A constitutional referendum was held in Andorra on 14 March 1993. Drafted by the Co-Princes and the General Council, the new constitution was approved by 74.2% of voters, with a 76% turnout. The first elections under the new constitution were held later in the year.

== Background ==
Historically, Andorra had been a principality led by the Co-Princes, the Catholic Bishop of Urgell and the King of France (later replaced by the President of France). The principality had no written constitution stating what prerogatives they had in law and the population had been asking for greater democratic rights. Andorra applied to join the Council of Europe in 1982. The council reported in 1990 that Andorra needed a written constitution to affirm the rights of citizens and recommended several reforms. The Co-Princes and General Council of the Valleys discussed this in 1991 and came up with a draft constitution based upon the European Convention on Human Rights to be put to the vote in a referendum.
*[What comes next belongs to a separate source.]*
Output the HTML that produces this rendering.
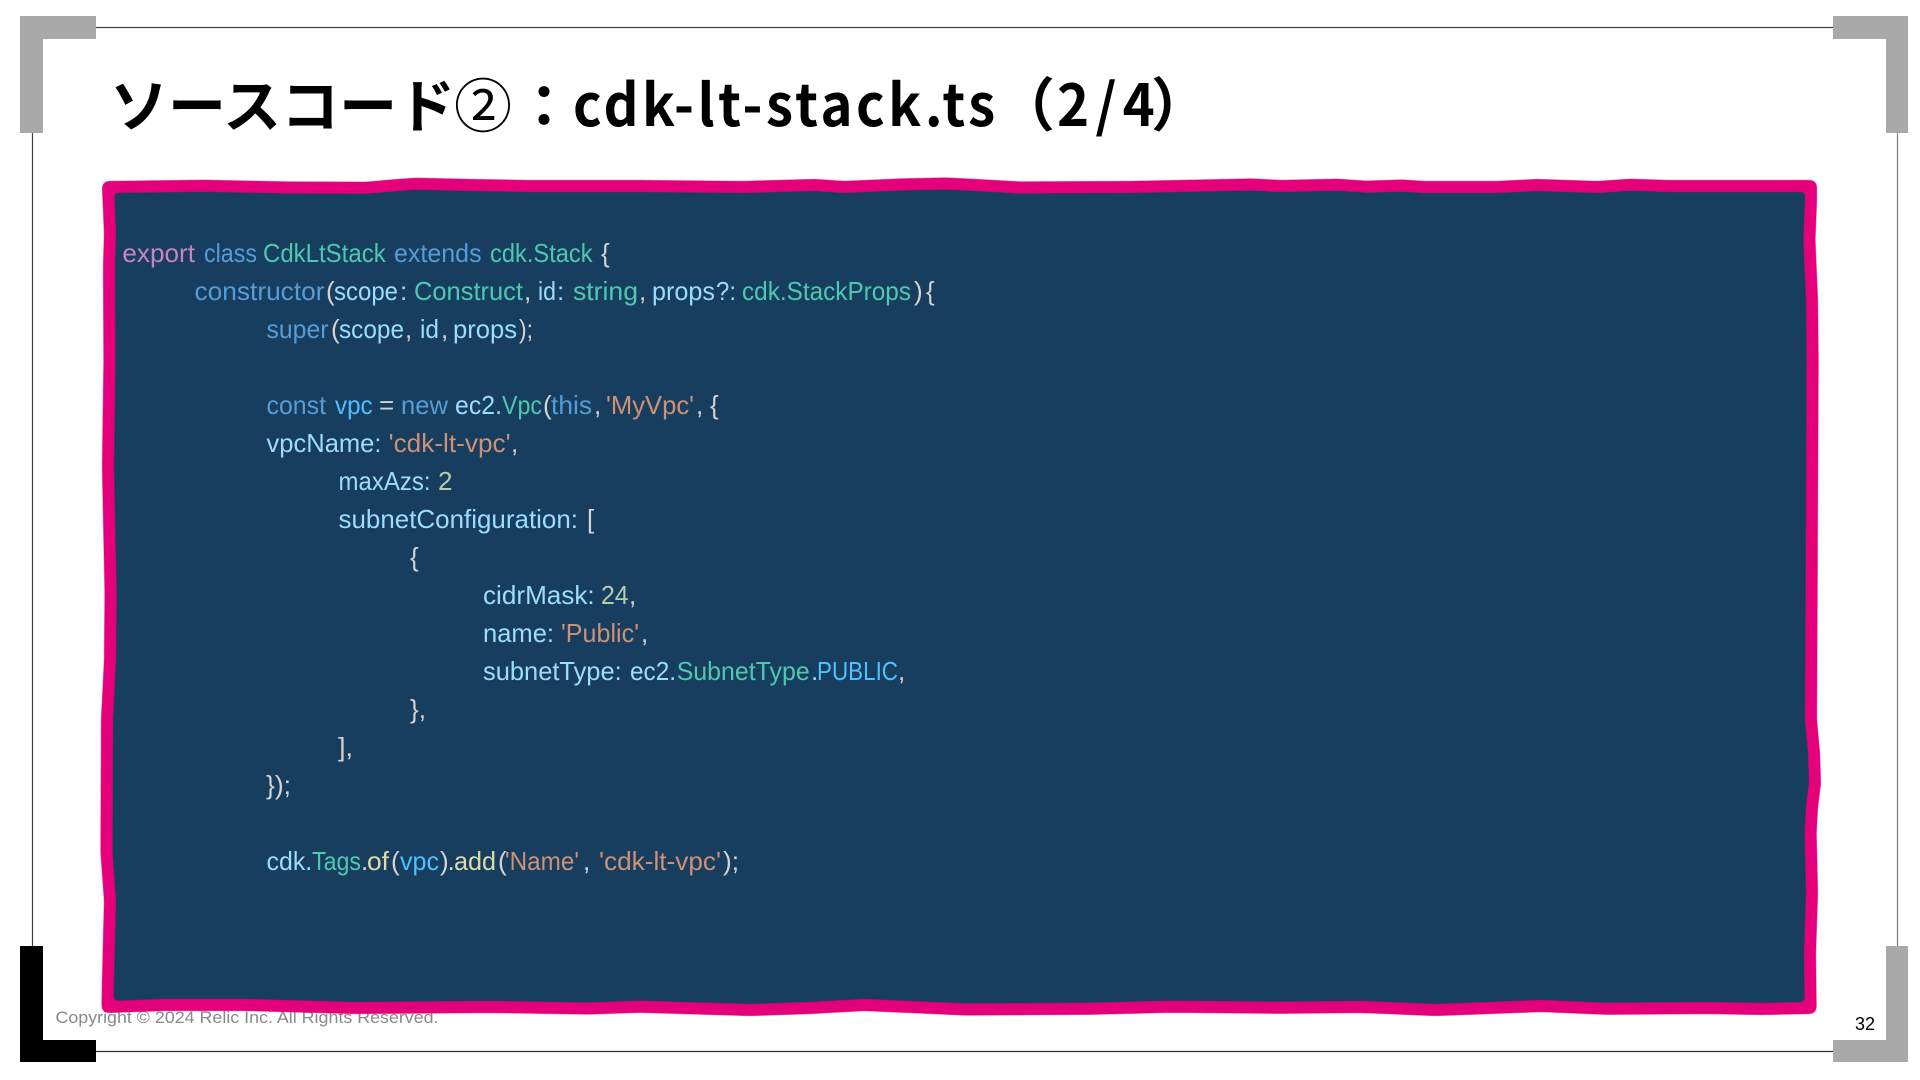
<!DOCTYPE html>
<html lang="ja"><head><meta charset="utf-8"><title>ソースコード②：cdk-lt-stack.ts（2/4）</title>
<style>
html,body{margin:0;padding:0;background:#fff;width:1920px;height:1080px;overflow:hidden}
svg{display:block}
.t{font-family:"Noto Sans CJK JP","Liberation Sans",sans-serif;font-weight:700;font-size:58px;fill:#000}
.c{font-family:"Liberation Sans","Noto Sans CJK JP",sans-serif;font-size:26px;fill:#D4D4D4}
.k{fill:#569CD6}.p{fill:#C586C0}.g{fill:#4EC9B0}.v{fill:#9CDCFE}.s{fill:#CE9178}.n{fill:#B5CEA8}.f{fill:#DCDCAA}.b{fill:#4FC1FF}
</style></head><body>
<svg width="1920" height="1080" viewBox="0 0 1920 1080" xmlns="http://www.w3.org/2000/svg">
<defs>
<filter id="sm" filterUnits="userSpaceOnUse" x="0" y="100" width="1920" height="980" color-interpolation-filters="sRGB">
<feGaussianBlur stdDeviation="2.5"/>
<feComponentTransfer><feFuncA type="linear" slope="6" intercept="-2.5"/></feComponentTransfer>
</filter>
<path id="fr" d="M108 187 L204 185.8 L286 187.5 L367 187.7 L392 185.5 L416 183.7 L470 185 L530 186 L640 186 L742 187 L815 185 L844 187 L900 184.5 L946 183.5 L985 185.5 L1020 187.5 L1130 187 L1252 184.5 L1280 186 L1337 184.7 L1366 186.7 L1402 185.5 L1423 187 L1496 187 L1537 185 L1598 187 L1631 184.7 L1668 186 L1811 186 L1811 200 L1809.4 240 L1812 300 L1812.6 360 L1812 500 L1811 720 L1814 753 L1815 783 L1812 807 L1810.6 833 L1812 893 L1810 953 L1810.6 1008 L1761 1009 L1708 1008 L1606 1008.8 L1541 1006 L1490 1008 L1435 1010 L1362 1007 L1280 1007.8 L1170.6 1006.7 L1089 1008.8 L966.5 1009.5 L910 1007 L864.5 1005 L810 1008 L750 1010 L640 1006.7 L588 1008.5 L490 1007 L355 1008 L245 1005 L163 1005 L107.5 1007 L107.8 987 L110 900 L106.5 853 L107 720 L110 660 L110.6 593 L108 467 L109.5 360 L109 267 L110 233 L108 187 Z"/>
</defs>
<rect width="1920" height="1080" fill="#fff"/>
<g fill="none" stroke-width="1.2">
<path d="M96 27.5H1833" stroke="#404040"/>
<path d="M96 1051.5H1833" stroke="#303030"/>
<path d="M32.5 133V946" stroke="#404040"/>
<path d="M1897.5 133V946" stroke="#808080"/>
</g>
<path d="M20 16H96V39H43V133H20Z" fill="#A9A9A9"/>
<path d="M1908 16H1833V39H1886V133H1908Z" fill="#A9A9A9"/>
<path d="M1908 1062H1833V1040H1886V946H1908Z" fill="#A9A9A9"/>
<path d="M20 1062H96V1040H43V946H20Z" fill="#000"/>

<text x="55.5" y="1023" font-family="'Liberation Sans',sans-serif" font-size="17" fill="#888" textLength="383" lengthAdjust="spacingAndGlyphs">Copyright © 2024 Relic Inc. All Rights Reserved.</text>
<text x="1855" y="1030" font-family="'Liberation Sans',sans-serif" font-size="18" fill="#000" textLength="20" lengthAdjust="spacingAndGlyphs">32</text>

<use href="#fr" fill="#173D5F"/>
<g filter="url(#sm)"><use href="#fr" fill="none" stroke="#E3007A" stroke-width="12" stroke-linejoin="round"/></g>

<text class="t" x="110" y="127">ソースコード</text>
<text class="t" style="font-weight:400" x="454" y="127">②</text>
<text class="t" x="515" y="127">：</text>
<text class="t" transform="translate(573 126) scale(.94 1)" textLength="449">cdk-lt-stack.ts</text>
<text class="t" x="997" y="126">（</text>
<text class="t" transform="translate(1057 126) scale(.94 1)" textLength="104">2/4</text>
<text class="t" x="1151" y="126">）</text>

<g transform="translate(0 -1)">
<text class="c p" x="122.4" y="263" textLength="72.6" lengthAdjust="spacingAndGlyphs">export</text>
<text class="c k" x="204" y="263" textLength="53" lengthAdjust="spacingAndGlyphs">class</text>
<text class="c g" x="263" y="263" textLength="122.7" lengthAdjust="spacingAndGlyphs">CdkLtStack</text>
<text class="c k" x="394" y="263" textLength="87.6" lengthAdjust="spacingAndGlyphs">extends</text>
<text class="c g" x="490" y="263" textLength="102.6" lengthAdjust="spacingAndGlyphs">cdk.Stack</text>
<text class="c" x="601" y="263">{</text>

<text class="c k" x="194.5" y="301" textLength="130" lengthAdjust="spacingAndGlyphs">constructor</text>
<text class="c" x="326" y="301">(</text>
<text class="c v" x="334" y="301" textLength="64" lengthAdjust="spacingAndGlyphs">scope</text>
<text class="c v" x="400" y="301">:</text>
<text class="c g" x="414" y="301" textLength="109" lengthAdjust="spacingAndGlyphs">Construct</text>
<text class="c" x="524" y="301">,</text>
<text class="c v" x="538" y="301" textLength="18" lengthAdjust="spacingAndGlyphs">id</text>
<text class="c v" x="557" y="301">:</text>
<text class="c g" x="573" y="301" textLength="65" lengthAdjust="spacingAndGlyphs">string</text>
<text class="c" x="639" y="301">,</text>
<text class="c v" x="652" y="301" textLength="63" lengthAdjust="spacingAndGlyphs">props</text>
<text class="c v" x="716" y="301" textLength="20" lengthAdjust="spacingAndGlyphs">?:</text>
<text class="c g" x="742" y="301" textLength="169" lengthAdjust="spacingAndGlyphs">cdk.StackProps</text>
<text class="c" x="914" y="301">)</text>
<text class="c" x="926" y="301">{</text>

<text class="c k" x="266.5" y="339" textLength="62" lengthAdjust="spacingAndGlyphs">super</text>
<text class="c" x="331" y="339">(</text>
<text class="c v" x="339" y="339" textLength="65" lengthAdjust="spacingAndGlyphs">scope</text>
<text class="c" x="405" y="339">,</text>
<text class="c v" x="420" y="339" textLength="19" lengthAdjust="spacingAndGlyphs">id</text>
<text class="c" x="441" y="339">,</text>
<text class="c v" x="453" y="339" textLength="64" lengthAdjust="spacingAndGlyphs">props</text>
<text class="c" x="519" y="339" textLength="14" lengthAdjust="spacingAndGlyphs">);</text>

<text class="c k" x="266.5" y="415" textLength="59.5" lengthAdjust="spacingAndGlyphs">const</text>
<text class="c b" x="335" y="415" textLength="37.6" lengthAdjust="spacingAndGlyphs">vpc</text>
<text class="c" x="379" y="415">=</text>
<text class="c k" x="401" y="415" textLength="47" lengthAdjust="spacingAndGlyphs">new</text>
<text class="c v" x="455" y="415" textLength="47" lengthAdjust="spacingAndGlyphs">ec2.</text>
<text class="c g" x="502" y="415" textLength="40" lengthAdjust="spacingAndGlyphs">Vpc</text>
<text class="c" x="543" y="415">(</text>
<text class="c k" x="551" y="415" textLength="41" lengthAdjust="spacingAndGlyphs">this</text>
<text class="c" x="594" y="415">,</text>
<text class="c s" x="606" y="415" textLength="88" lengthAdjust="spacingAndGlyphs">'MyVpc'</text>
<text class="c" x="696" y="415">,</text>
<text class="c" x="710" y="415">{</text>

<text class="c v" x="266.5" y="453" textLength="115" lengthAdjust="spacingAndGlyphs">vpcName:</text>
<text class="c s" x="388.6" y="453" textLength="122" lengthAdjust="spacingAndGlyphs">'cdk-lt-vpc'</text>
<text class="c" x="511" y="453">,</text>

<text class="c v" x="338.5" y="491" textLength="92" lengthAdjust="spacingAndGlyphs">maxAzs:</text>
<text class="c n" x="438" y="491">2</text>

<text class="c v" x="338.5" y="529" textLength="239.5" lengthAdjust="spacingAndGlyphs">subnetConfiguration:</text>
<text class="c" x="587" y="529">[</text>

<text class="c" x="410" y="567">{</text>

<text class="c v" x="483" y="605" textLength="111.7" lengthAdjust="spacingAndGlyphs">cidrMask:</text>
<text class="c n" x="601" y="605" textLength="27.6" lengthAdjust="spacingAndGlyphs">24</text>
<text class="c" x="629" y="605">,</text>

<text class="c v" x="483" y="643" textLength="71" lengthAdjust="spacingAndGlyphs">name:</text>
<text class="c s" x="561" y="643" textLength="78" lengthAdjust="spacingAndGlyphs">'Public'</text>
<text class="c" x="641" y="643">,</text>

<text class="c v" x="483" y="681" textLength="138.7" lengthAdjust="spacingAndGlyphs">subnetType:</text>
<text class="c v" x="630" y="681" textLength="46" lengthAdjust="spacingAndGlyphs">ec2.</text>
<text class="c g" x="676.7" y="681" textLength="133" lengthAdjust="spacingAndGlyphs">SubnetType</text>
<text class="c v" x="811" y="681">.</text>
<text class="c b" x="817" y="681" textLength="81" lengthAdjust="spacingAndGlyphs">PUBLIC</text>
<text class="c" x="898" y="681">,</text>

<text class="c" x="410" y="719" textLength="16" lengthAdjust="spacingAndGlyphs">},</text>
<text class="c" x="338" y="757" textLength="15" lengthAdjust="spacingAndGlyphs">],</text>
<text class="c" x="266" y="795" textLength="25" lengthAdjust="spacingAndGlyphs">});</text>

<text class="c v" x="266.5" y="871" textLength="45.7" lengthAdjust="spacingAndGlyphs">cdk.</text>
<text class="c g" x="312" y="871" textLength="49" lengthAdjust="spacingAndGlyphs">Tags</text>
<text class="c" x="361" y="871">.</text>
<text class="c f" x="367" y="871" textLength="22" lengthAdjust="spacingAndGlyphs">of</text>
<text class="c" x="391" y="871">(</text>
<text class="c b" x="400" y="871" textLength="39" lengthAdjust="spacingAndGlyphs">vpc</text>
<text class="c" x="440" y="871">)</text>
<text class="c" x="447.5" y="871">.</text>
<text class="c f" x="454" y="871" textLength="42" lengthAdjust="spacingAndGlyphs">add</text>
<text class="c" x="498" y="871">(</text>
<text class="c s" x="505" y="871" textLength="74" lengthAdjust="spacingAndGlyphs">'Name'</text>
<text class="c" x="583" y="871">,</text>
<text class="c s" x="599" y="871" textLength="122" lengthAdjust="spacingAndGlyphs">'cdk-lt-vpc'</text>
<text class="c" x="723" y="871" textLength="16" lengthAdjust="spacingAndGlyphs">);</text>
</g>
</svg>
</body></html>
During the campaign, no Andorran political party opposed adoption with the opposition being a small number of politicians acting in a personal capacity.

==Results==

| Choice |  | Votes | % |
| For |  | 4,903 | 74.19 |
| Against |  | 1,706 | 25.81 |
| Total |  | 6,609 | 100.00 |
| Valid votes |  | 6,609 | 95.64 |
| Invalid/blank votes |  | 301 | 4.36 |
| Total votes |  | 6,910 | 100.00 |
| Registered voters/turnout |  | 9,123 | 75.74 |
Source: Direct Democracy

== Aftermath ==
Following the approval of the constitution in the referendum, it came into force and the first Andorran parliamentary election was held later in 1993. The new constitution also had the effect of abolishing the Co-Prince's traditional mediaeval-era compensation of $460 to the French President in odd-numbered years, and $12, six hams, six cheeses, and six live chickens to the Bishop of Urgell in even-numbered years. This was replaced with a nominal, undisclosed flat payment. In 1994, the Council of Europe recommended acceptance of Andorra's membership application as a result of the referendum.